DATA PROVIDED:
====

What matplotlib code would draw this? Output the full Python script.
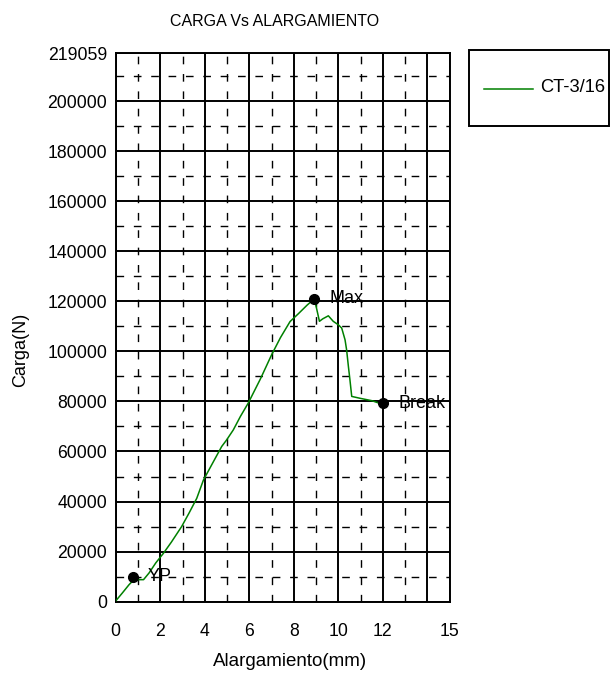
import matplotlib
matplotlib.use("Agg")
import matplotlib.pyplot as plt
from matplotlib.patches import Rectangle
from matplotlib.lines import Line2D

plt.rcParams['font.family'] = ['Liberation Sans', 'DejaVu Sans']

# curva carga vs alargamiento
alarg = [0, 0.3, 0.6, 0.8, 1.0, 1.25, 1.5, 1.8, 2.14, 2.5, 2.96, 3.3, 3.64,
         3.94, 4.3, 4.76, 4.98, 5.28, 5.6, 5.95, 6.5, 7.0, 7.4, 7.83, 8.2,
         8.6, 8.87, 8.95, 9.05, 9.15, 9.3, 9.55, 9.77, 10.0, 10.15, 10.3,
         10.37, 10.45, 10.52, 10.6, 11.0, 11.5, 12.0]
carga = [300, 3500, 6800, 8600, 8800, 8800, 11500, 15500, 19300, 23800,
         30000, 35500, 41300, 48600, 54500, 62000, 64600, 68600, 74000,
         79300, 89000, 98600, 105500, 111900, 115000, 118500, 120600,
         120000, 116000, 112000, 113000, 114200, 112000, 110600, 109300,
         104600, 100600, 94000, 88600, 82000, 81200, 80300, 78800]

puntos = ["YP", "Max", "Break"]
puntos_x = [0.76, 8.9, 12.02]
puntos_y = [10000, 121000, 79300]

x_ticks = [0, 2, 4, 6, 8, 10, 12, 14, 15]
x_labels = ["0", "2", "4", "6", "8", "10", "12", "", "15"]
y_max = 219059
y_ticks = list(range(0, 200001, 20000)) + [y_max]
y_minor = list(range(10000, 210001, 20000))
x_minor = list(range(1, 14, 2))

fig = plt.figure(figsize=(6.1, 6.8), dpi=100)
ax = fig.add_axes([115.7 / 610, 1 - 601.7 / 680, 334 / 610, 548.4 / 680])

ax.plot(alarg, carga, color="green", lw=1.1, zorder=3)
ax.plot(puntos_x, puntos_y, "o", color="black", ms=7, zorder=4)
for nombre, px, py in zip(puntos, puntos_x, puntos_y):
    ax.annotate(nombre, (px, py), xytext=(11, 0), textcoords="offset points",
                va="center", ha="left", fontsize=13, zorder=5)

ax.set_xlim(0, 15)
ax.set_ylim(0, y_max)
ax.set_xticks(x_ticks)
ax.set_xticklabels(x_labels)
ax.set_xticks(x_minor, minor=True)
ax.set_yticks(y_ticks)
ax.set_yticks(y_minor, minor=True)
ax.tick_params(which="both", length=0, labelsize=12.7)
ax.tick_params(axis="x", pad=15)
ax.tick_params(axis="y", pad=6)
ax.grid(which="major", color="black", lw=1.4, zorder=1)
ax.grid(which="minor", color="black", lw=1.0, linestyle=(0, (5.5, 7)), zorder=1)
for s in ax.spines.values():
    s.set_linewidth(1.4)

fig.text(275 / 610, 1 - 21.5 / 680, "CARGA Vs ALARGAMIENTO", ha="center",
         va="center", fontsize=11.5)
fig.text(290 / 610, 1 - 662 / 680, "Alargamiento(mm)", ha="center",
         va="center", fontsize=13.5)
fig.text(21 / 610, 1 - 350 / 680, "Carga(N)", ha="center", va="center",
         rotation=90, fontsize=13)

# leyenda
fig.patches.append(Rectangle((468.5 / 610, 1 - 126 / 680), 140.5 / 610, 76 / 680,
                             transform=fig.transFigure, fill=False,
                             edgecolor="black", lw=1.4))
fig.lines.append(Line2D([484 / 610, 533 / 610], [1 - 89 / 680, 1 - 89 / 680],
                        transform=fig.transFigure, color="green", lw=1.1))
fig.text(540 / 610, 1 - 88 / 680, "CT-3/16", ha="left", va="center", fontsize=13.2)

fig.savefig("out.png", dpi=100)
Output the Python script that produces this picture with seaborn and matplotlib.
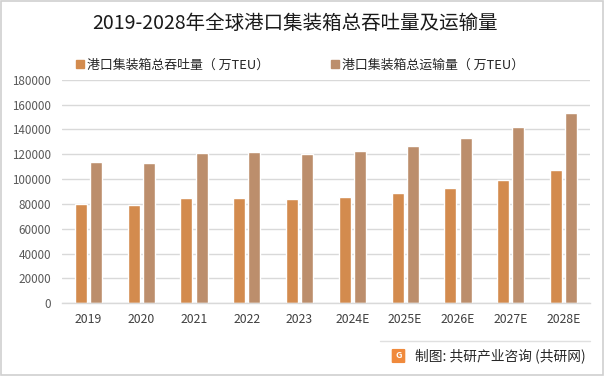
import matplotlib
matplotlib.use("Agg")
import matplotlib.pyplot as plt
import seaborn as sns
import pandas as pd
from matplotlib.patches import Rectangle, FancyBboxPatch
from matplotlib.lines import Line2D

years = ["2019", "2020", "2021", "2022", "2023", "2024E", "2025E", "2026E", "2027E", "2028E"]
throughput = [80000, 79100, 84700, 84700, 83900, 85500, 88800, 92800, 99200, 107300]
transport = [113700, 112900, 121000, 121800, 120200, 122600, 126600, 133000, 141900, 153200]
series_names = ["港口集装箱总吞吐量（ 万TEU）", "港口集装箱总运输量（ 万TEU）"]
title = "2019-2028年全球港口集装箱总吞吐量及运输量"
source = "制图: 共研产业咨询 (共研网)"

df = pd.DataFrame({
    "year": years * 2,
    "value": throughput + transport,
    "series": [series_names[0]] * len(years) + [series_names[1]] * len(years),
})

sns.set_theme(style="white")
plt.rcParams["font.family"] = ["Noto Sans CJK SC", "DejaVu Sans"]

colors = ["#D38B4E", "#BC8E6C"]

fig = plt.figure(figsize=(6.04, 3.76), dpi=100)
ax = fig.add_axes([62 / 604, 1 - 303.3 / 376, (590 - 62) / 604, (303.3 - 79.7) / 376])

sns.barplot(data=df, x="year", y="value", hue="series", palette=colors,
            width=0.57, gap=0.2, ax=ax, legend=False, saturation=1)

ax.set_ylim(0, 180000)
ax.set_yticks(range(0, 180001, 20000))
ax.set_xlim(-0.5, len(years) - 0.5)
ax.yaxis.grid(True, color="#D9D9D9", linewidth=1)
ax.set_axisbelow(True)
for s in ["top", "right", "left"]:
    ax.spines[s].set_visible(False)
ax.spines["bottom"].set_color("#D9D9D9")
ax.spines["bottom"].set_linewidth(1)
ax.set_xlabel("")
ax.set_ylabel("")
ax.tick_params(axis="y", labelsize=8.4, colors="#595959", length=0, pad=8)
ax.tick_params(axis="x", labelsize=8.8, colors="#404040", length=0, pad=7)

fig.text(295.5 / 604, 1 - 23 / 376, title, ha="center", va="center", fontsize=14, color="#1a1a1a")

handles = [Rectangle((0, 0), 1, 1, color=c) for c in colors]
fig.legend(handles, series_names, loc="center left", bbox_to_anchor=(76 / 604, 1 - 65 / 376),
           ncol=2, frameon=False, fontsize=9.3, handlelength=0.6, handleheight=0.6,
           handletextpad=0.25, columnspacing=4.8, borderaxespad=0, borderpad=0)

# footer
fig.add_artist(Line2D([380 / 604, 590 / 604], [1 - 341 / 376, 1 - 341 / 376],
                      color="#E0E0E0", linewidth=1, transform=fig.transFigure))
fig.add_artist(FancyBboxPatch((393 / 604, 1 - 362 / 376), 11 / 604, 12 / 376,
                              boxstyle="round,pad=0.001", color="#F08A3C",
                              transform=fig.transFigure))
fig.text(398.5 / 604, 1 - 356 / 376, "G", ha="center", va="center", fontsize=6.5,
         color="white", fontweight="bold")
fig.text(415 / 604, 1 - 356 / 376, source, ha="left", va="center", fontsize=9.9, color="#262626")

# figure border
fig.add_artist(Rectangle((0.001, 0.002), 0.997, 0.996, fill=False, edgecolor="#D0D0D0",
                         linewidth=1.2, transform=fig.transFigure))

fig.savefig("out.png", dpi=100)
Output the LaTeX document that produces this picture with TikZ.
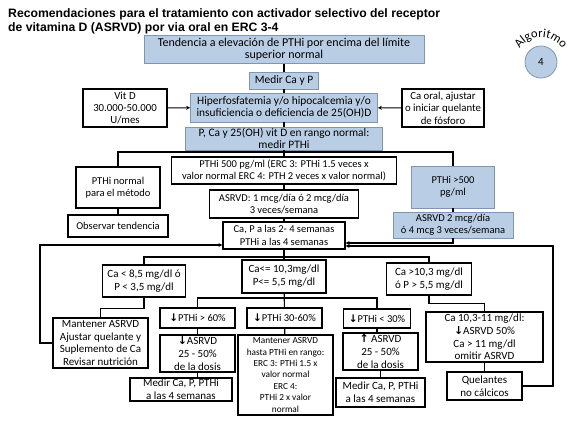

====

WHAT YOU HAVE TO DO:
Skip every picture and transcribe the data above exactly.

REPLY:
What matplotlib code would draw this? Output the full Python script.
import matplotlib
matplotlib.use("Agg")
import matplotlib.pyplot as plt
from matplotlib.patches import Rectangle
from matplotlib.lines import Line2D

plt.rcParams['font.family'] = ['Liberation Sans', 'DejaVu Sans']

# curva carga vs alargamiento
alarg = [0, 0.3, 0.6, 0.8, 1.0, 1.25, 1.5, 1.8, 2.14, 2.5, 2.96, 3.3, 3.64,
         3.94, 4.3, 4.76, 4.98, 5.28, 5.6, 5.95, 6.5, 7.0, 7.4, 7.83, 8.2,
         8.6, 8.87, 8.95, 9.05, 9.15, 9.3, 9.55, 9.77, 10.0, 10.15, 10.3,
         10.37, 10.45, 10.52, 10.6, 11.0, 11.5, 12.0]
carga = [300, 3500, 6800, 8600, 8800, 8800, 11500, 15500, 19300, 23800,
         30000, 35500, 41300, 48600, 54500, 62000, 64600, 68600, 74000,
         79300, 89000, 98600, 105500, 111900, 115000, 118500, 120600,
         120000, 116000, 112000, 113000, 114200, 112000, 110600, 109300,
         104600, 100600, 94000, 88600, 82000, 81200, 80300, 78800]

puntos = ["YP", "Max", "Break"]
puntos_x = [0.76, 8.9, 12.02]
puntos_y = [10000, 121000, 79300]

x_ticks = [0, 2, 4, 6, 8, 10, 12, 14, 15]
x_labels = ["0", "2", "4", "6", "8", "10", "12", "", "15"]
y_max = 219059
y_ticks = list(range(0, 200001, 20000)) + [y_max]
y_minor = list(range(10000, 210001, 20000))
x_minor = list(range(1, 14, 2))

fig = plt.figure(figsize=(6.1, 6.8), dpi=100)
ax = fig.add_axes([115.7 / 610, 1 - 601.7 / 680, 334 / 610, 548.4 / 680])

ax.plot(alarg, carga, color="green", lw=1.1, zorder=3)
ax.plot(puntos_x, puntos_y, "o", color="black", ms=7, zorder=4)
for nombre, px, py in zip(puntos, puntos_x, puntos_y):
    ax.annotate(nombre, (px, py), xytext=(11, 0), textcoords="offset points",
                va="center", ha="left", fontsize=13, zorder=5)

ax.set_xlim(0, 15)
ax.set_ylim(0, y_max)
ax.set_xticks(x_ticks)
ax.set_xticklabels(x_labels)
ax.set_xticks(x_minor, minor=True)
ax.set_yticks(y_ticks)
ax.set_yticks(y_minor, minor=True)
ax.tick_params(which="both", length=0, labelsize=12.7)
ax.tick_params(axis="x", pad=15)
ax.tick_params(axis="y", pad=6)
ax.grid(which="major", color="black", lw=1.4, zorder=1)
ax.grid(which="minor", color="black", lw=1.0, linestyle=(0, (5.5, 7)), zorder=1)
for s in ax.spines.values():
    s.set_linewidth(1.4)

fig.text(275 / 610, 1 - 21.5 / 680, "CARGA Vs ALARGAMIENTO", ha="center",
         va="center", fontsize=11.5)
fig.text(290 / 610, 1 - 662 / 680, "Alargamiento(mm)", ha="center",
         va="center", fontsize=13.5)
fig.text(21 / 610, 1 - 350 / 680, "Carga(N)", ha="center", va="center",
         rotation=90, fontsize=13)

# leyenda
fig.patches.append(Rectangle((468.5 / 610, 1 - 126 / 680), 140.5 / 610, 76 / 680,
                             transform=fig.transFigure, fill=False,
                             edgecolor="black", lw=1.4))
fig.lines.append(Line2D([484 / 610, 533 / 610], [1 - 89 / 680, 1 - 89 / 680],
                        transform=fig.transFigure, color="green", lw=1.1))
fig.text(540 / 610, 1 - 88 / 680, "CT-3/16", ha="left", va="center", fontsize=13.2)

fig.savefig("out.png", dpi=100)
Output the Python script that produces this picture with seaborn and matplotlib.
import matplotlib
matplotlib.use("Agg")
import matplotlib.pyplot as plt
import seaborn as sns
import pandas as pd
from matplotlib.patches import Rectangle, FancyBboxPatch
from matplotlib.lines import Line2D

years = ["2019", "2020", "2021", "2022", "2023", "2024E", "2025E", "2026E", "2027E", "2028E"]
throughput = [80000, 79100, 84700, 84700, 83900, 85500, 88800, 92800, 99200, 107300]
transport = [113700, 112900, 121000, 121800, 120200, 122600, 126600, 133000, 141900, 153200]
series_names = ["港口集装箱总吞吐量（ 万TEU）", "港口集装箱总运输量（ 万TEU）"]
title = "2019-2028年全球港口集装箱总吞吐量及运输量"
source = "制图: 共研产业咨询 (共研网)"

df = pd.DataFrame({
    "year": years * 2,
    "value": throughput + transport,
    "series": [series_names[0]] * len(years) + [series_names[1]] * len(years),
})

sns.set_theme(style="white")
plt.rcParams["font.family"] = ["Noto Sans CJK SC", "DejaVu Sans"]

colors = ["#D38B4E", "#BC8E6C"]

fig = plt.figure(figsize=(6.04, 3.76), dpi=100)
ax = fig.add_axes([62 / 604, 1 - 303.3 / 376, (590 - 62) / 604, (303.3 - 79.7) / 376])

sns.barplot(data=df, x="year", y="value", hue="series", palette=colors,
            width=0.57, gap=0.2, ax=ax, legend=False, saturation=1)

ax.set_ylim(0, 180000)
ax.set_yticks(range(0, 180001, 20000))
ax.set_xlim(-0.5, len(years) - 0.5)
ax.yaxis.grid(True, color="#D9D9D9", linewidth=1)
ax.set_axisbelow(True)
for s in ["top", "right", "left"]:
    ax.spines[s].set_visible(False)
ax.spines["bottom"].set_color("#D9D9D9")
ax.spines["bottom"].set_linewidth(1)
ax.set_xlabel("")
ax.set_ylabel("")
ax.tick_params(axis="y", labelsize=8.4, colors="#595959", length=0, pad=8)
ax.tick_params(axis="x", labelsize=8.8, colors="#404040", length=0, pad=7)

fig.text(295.5 / 604, 1 - 23 / 376, title, ha="center", va="center", fontsize=14, color="#1a1a1a")

handles = [Rectangle((0, 0), 1, 1, color=c) for c in colors]
fig.legend(handles, series_names, loc="center left", bbox_to_anchor=(76 / 604, 1 - 65 / 376),
           ncol=2, frameon=False, fontsize=9.3, handlelength=0.6, handleheight=0.6,
           handletextpad=0.25, columnspacing=4.8, borderaxespad=0, borderpad=0)

# footer
fig.add_artist(Line2D([380 / 604, 590 / 604], [1 - 341 / 376, 1 - 341 / 376],
                      color="#E0E0E0", linewidth=1, transform=fig.transFigure))
fig.add_artist(FancyBboxPatch((393 / 604, 1 - 362 / 376), 11 / 604, 12 / 376,
                              boxstyle="round,pad=0.001", color="#F08A3C",
                              transform=fig.transFigure))
fig.text(398.5 / 604, 1 - 356 / 376, "G", ha="center", va="center", fontsize=6.5,
         color="white", fontweight="bold")
fig.text(415 / 604, 1 - 356 / 376, source, ha="left", va="center", fontsize=9.9, color="#262626")

# figure border
fig.add_artist(Rectangle((0.001, 0.002), 0.997, 0.996, fill=False, edgecolor="#D0D0D0",
                         linewidth=1.2, transform=fig.transFigure))

fig.savefig("out.png", dpi=100)
Output the LaTeX document that produces this picture with TikZ.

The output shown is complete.